Let's not pussy foot around this. One of the modern roles of public education is child care, albeit crappy child care because it starts at 8am and ends at 3pm, thus leaving late afternoons a problem for dual income families.

So let's be honest here. If you abolished public education for homeschooling, you're cutting household income in half, and getting a lower quality educational product, because most people can't adequately educate their children both from a curricula and by a methodological viewpoint.

And while you haven't brought it up, going to a completely private educational system won't work either because quite frankly, most people can't afford to pay the equivalent of buying a car every year per child. Again, we tried this as society in the 18th and 19th centuries. It didn't work.

We don't need to repeal the 20th Century. We already had the 18th and the 19th. They sucked.

[0] http://www.pewresearch.org/ft_dual-income-households-1960-20...


You could rewrite that as, before public schooling, we had competent adults who could start families and businesses of their own at ages 13, 15, 17, etc. And we've replaced that with a system designed to babysit "children" up to age 26 or so. I'd say repealing the 20th century would be a good start.


I could rewrite it that way, but that would be a lie.

You don't even believe this.


Sure, but would you agree that state run public education is the current default solution, in countries like Australia, the U.S., etc.?

Your point is accurate re: historical perspective, but don't you think you have to take that in context? From a historical perspective, children have been brutally exploited, especially from the poor and middle-class.


The fact that I'm here in 2016 having to defend the 1870s is mind blowing to me. And yet, through out contemporary American politics, it's basically a widespread effort to repeal the 20th Century.


> The fact that I'm here in 2016 having to defend the 1870s is mind blowing to me.
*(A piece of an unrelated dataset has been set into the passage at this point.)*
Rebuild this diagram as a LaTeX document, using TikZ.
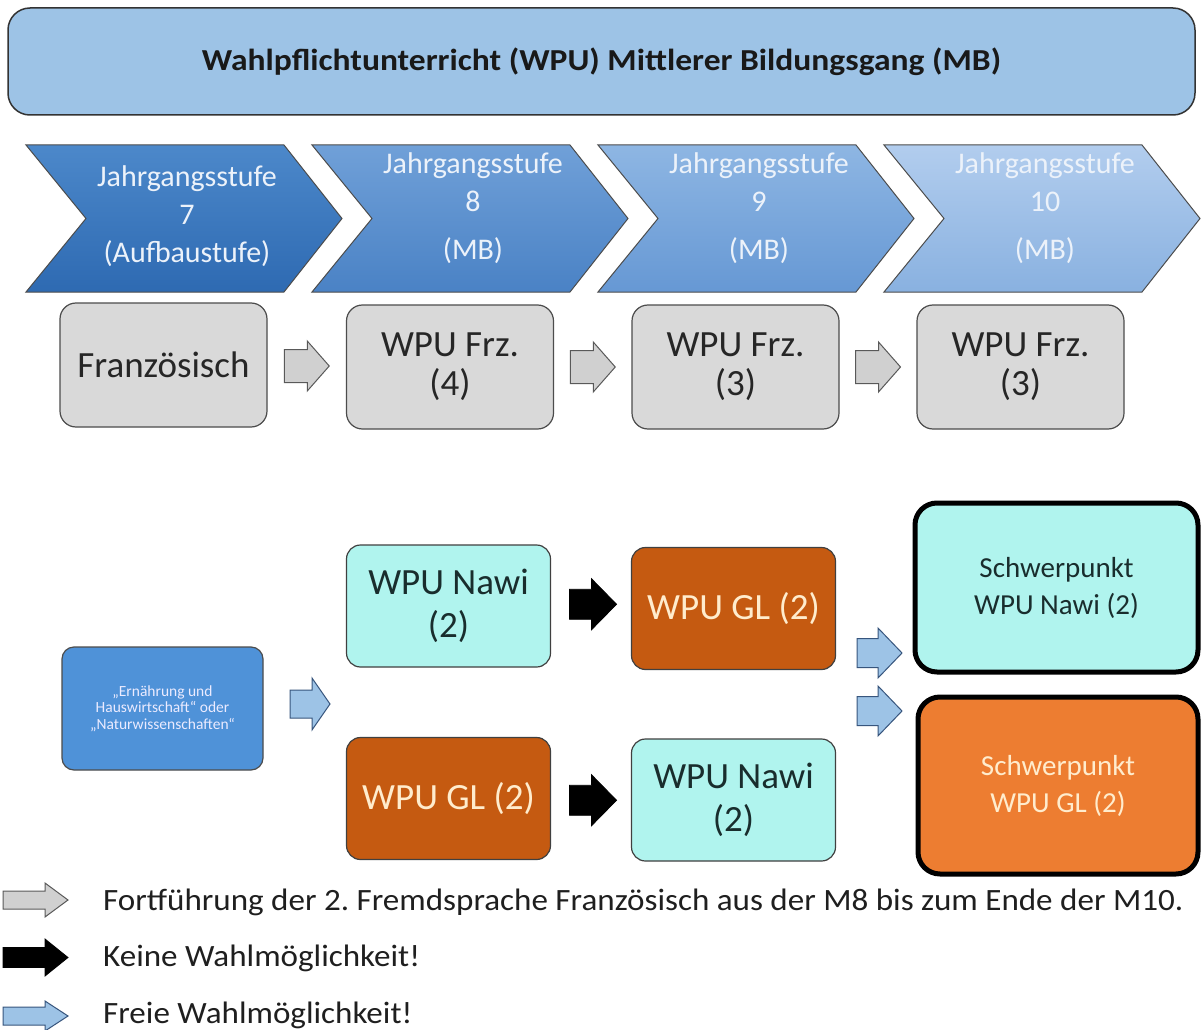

And yet, through out contemporary American politics, it's basically a widespread effort to repeal the 20th Century.

It does get quite amazing, doesn't it. And, thank you. :-S


I think there might be parallels here to many other political issues where income inequality is involved.


It's also blatant partisan politics. See arguments to repeal the 17th Amendment.


What I am suggesting is that the true context is historical. Public education is relatively new compared to the amount of time humans have required an education. Mathematics, metallurgy, animal husbandry, architecture, construction, trade, language and economics have all required some form of education for thousands of years.

Rational arguments require comparisons, and if we narrow the scope of comparison to the repetitively new era and scope (american public education) then we ignore the preponderance of evidence from human history.


But the entire problem is that millions of children are being forced into a regiment of school based on the Prussian system (which also pioneered goose stepping), then segregated by age rather than ability and indoctrinated in whatever it is that politicians of the day compromise on. Students waste thousands of hours learning far less than they could, they endure harsh psychological trauma in dysfunctional settings and then enter the job market with cookie-cutter skillsets.

I don't see how promoting organizational improvements as an alternative to educational freedoms is a good solution here.

In the industrial era when the system started, there was a somewhat defensible position that a conformist generation of young people indoctrinated with the same beliefs and an inclination to defer to authority was exactly what the factories needed. That era has passed. Education is priceless, but schooling and its associated credentialism is arguably the worst market distortion of the past century.

The former New York Teacher of the Year wrote a book on this topic: https://www.amazon.com/Dumbing-Down-Curriculum-Compulsory-An...


All this. I think community-based (public) education is the way to go, and I don't like having to homeschool. But currently, even good public schools (and non-alternative private schools) are prisons. We need somehow to scale up (or rather, out) alternative schools and publicly fund them.


How can I get one of those Fujifilm jumpsuits??


I think you want it for the '... nicknamed the "bug"' logo.